Suppose you have a bag with $n$ coins, $C_1, C_2, \dots, C_n$, and coin $C_i$ has probability $p_i$ of coming up heads when flipped. Assume $p_1 + p_2 + \cdots p_n = 1$. Suppose you draw a coin from the bag at random and flip it and it comes up heads. If you flip the same coin it again, what is the probability it comes up heads?

I think it should be something about Baye's Theorem? I let $P(H_1)$ be the prob of the first head. Then, by Baye's Theorem, $\sum_{i=1}^{n} P(H_1|C_i) P(C_i) = \frac{1}{n} (p_1+p_2+ \dots + p_n) = \frac{1}{n}$, where C_i is the coin labelled by i, $1 \leq i \leq n$.

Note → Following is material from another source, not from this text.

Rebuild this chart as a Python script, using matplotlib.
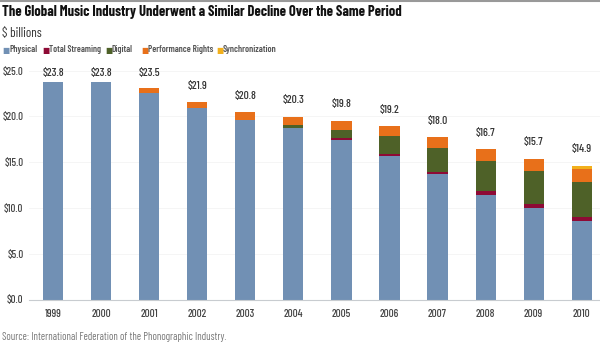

Then, I compute $P(\{H_2|C_i\}|H_i) = \frac{P({H_2|C_i}\cap H_1)}{P(H_1)} = \frac{p_i^2}{\frac{1}{n}} = np_i^2$. But I think this is not correct, so I wonder what should I do???

Answer 1

The probability that you picked coin $C_i$ and got a head is $\frac1np_i$. By total probability, the chance that you picked $C_i$ given that a head was flipped is $$\frac{(1/n)p_i}{(1/n)\sum_ip_i}=p_i$$ This is the posterior distribution of which coin was picked. The chance that the picked coin turns up heads again is then $\sum_ip_i\cdot p_i$ (left factor for the probability of picking $C_i$, right factor for the probability of it coming out heads) or $\sum_ip_i^2$. This is OK, since squaring a probability never increases it.